Finalement c’est à Montreux que le trio trouvera une issue à cette situation kafkaïenne, le mari ayant enfin réussi à décrocher un emploi, avec à la clé une adresse et surtout l’ouverture d’un compte bancaire commun aux deux époux qui débloquera la situation, avant que quelques mois plus tard, la famille ne puisse enfin revenir à Lausanne. «Tout est compliqué. Je me suis rendu compte que j’étais moins bien payée que mes collègues à âge et expérience similaires. Quand j’ai protesté, on m’a dit qu’il fallait faire reconnaître en Suisse mon BTS français. Je me suis renseignée: la procédure dure six mois. D’ici-là nous serons presque partis!»

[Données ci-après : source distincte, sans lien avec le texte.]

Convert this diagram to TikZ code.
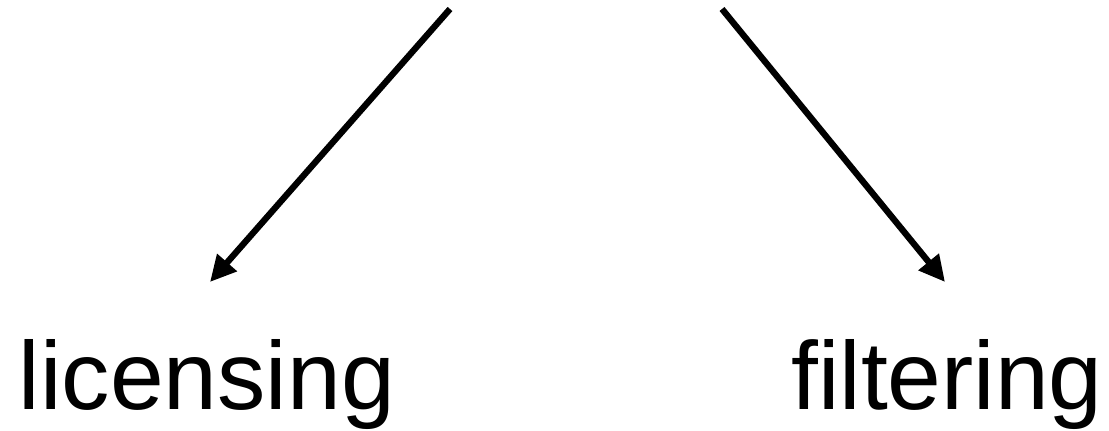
\documentclass[tikz,border=0pt]{standalone}
\usepackage{fontspec}
\setmainfont{Liberation Sans}
\usetikzlibrary{arrows.meta}

\begin{document}
\begin{tikzpicture}[
        x=0.02cm, y=-0.02cm,
        label/.style={
            anchor=base,
            inner sep=0pt,
            font=\fontsize{55}{60}\selectfont
        },
        arrow/.style={-{Triangle[length=0.52cm, width=0.5cm]}, line width=3.6pt}
    ]
    \useasboundingbox (0,0) rectangle (1109,431);
    \coordinate (leftstart) at (450,9);
    \coordinate (leftend) at (210,282);
    \coordinate (rightstart) at (722,9);
    \coordinate (rightend) at (945,282);

    \node[label] (licensing) at (207,410) {licensing};
    \node[label] (filtering) at (947,410) {filtering};

    \draw[arrow] (leftstart) -- (leftend);
    \draw[arrow] (rightstart) -- (rightend);
\end{tikzpicture}
\end{document}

Après plusieurs mois, la situation du trio trouve enfin une normalisation administrative, locative et sociale. «Maintenant, nous sommes contents d’être ici, nous épargnons pour notre tour du monde et sans devoir nous priver, ce qui est vraiment super, malgré le chemin de croix. Les gens sont agréables et polis, même si j’ai, contrairement à l’Australie ou aux USA, toujours un peu honte de dire que je suis là pour l’argent. Et puis ce qui manque à la Suisse, c’est le beurre demi-sel. C’est vraiment dommage! Tiens, on devrait même lancer une initiative pour le rendre disponible ici ».